In a tweet thread, he said YouTube had given him a strike about an earlier video detailing the WPS-Pixie Wi-Fi vulnerability and he had been unable to even try uploading the fireworks video.
Just a clarification, we haven't even uploaded the firework video. We can't due to a strike on a video about the WPS-Pixie Wi-Fi vulnerability. YouTube has never seen the firework video and it is not why we got a strike.— Kody (@KodyKinzie) July 3, 2019
"YouTube now bans: 'Instructional hacking and phishing: Showing users how to bypass secure computer systems'," he wrote in a tweet.
And it provides the following list:
- Extremely dangerous challenges: Challenges that pose imminent risk of physical injury.
- Dangerous or threatening pranks: Pranks that lead victims to fear imminent serious physical danger, or that create serious emotional distress in minors.
- Instructions to kill or harm: Showing viewers how to perform activities meant to kill or maim others, such as providing instructions on how to build a bomb meant to injure or kill people.
- Hard drug use or creation: Content that depicts people abusing controlled substances such as cocaine or opioids, or content providing instructions on how to create drugs.

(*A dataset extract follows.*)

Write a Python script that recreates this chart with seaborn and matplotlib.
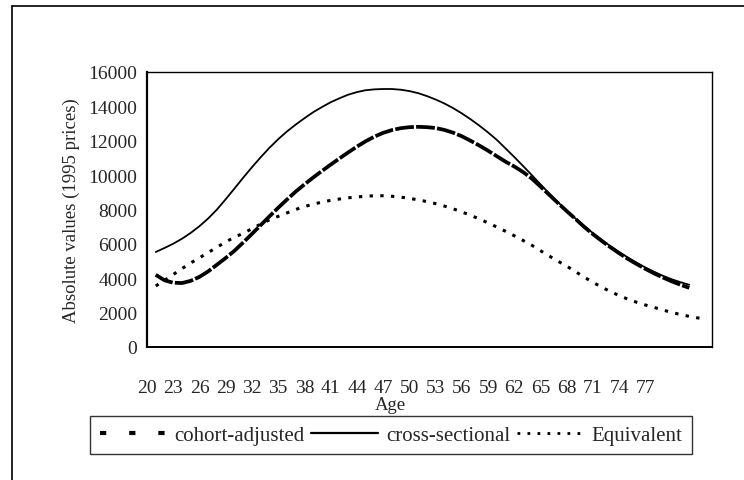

Hard drugs are defined as drugs that can (mostly) lead to physical addiction.
- Eating disorders: Content in which people suffering from anorexia or other eating disorders are praised for weight loss, are bragging about it, or are encouraging others to imitate the behaviour.
- Violent events: Promoting or glorifying violent tragedies, such as school shootings.
- Instructional theft: Showing users how to steal money or tangible goods.
- Instructional hacking and phishing: Showing users how to bypass secure computer systems or steal user credentials and personal data.
Google itself has a division known as Project Zero which releases details of software vulnerabilities after 90 days of notifying the vendor, no matter whether the bugs are fixed or not.
This has brought the company into conflict with Microsoft on occasion, with one recent spat pitting Google researcher Tavis Ormandy against security industry veteran Richard Bejtlich.
Prior to that, Microsoft and Google have exposed bugs in each other's software, seemingly resorting to tit-for-tat on occasion.
Kody added: "I'm worried for everyone that teaches about infosec and tries to fill in the gaps for people who are learning. It is hard, often boring, and expensive to learn cyber security."
iTWire has contacted Google for comment.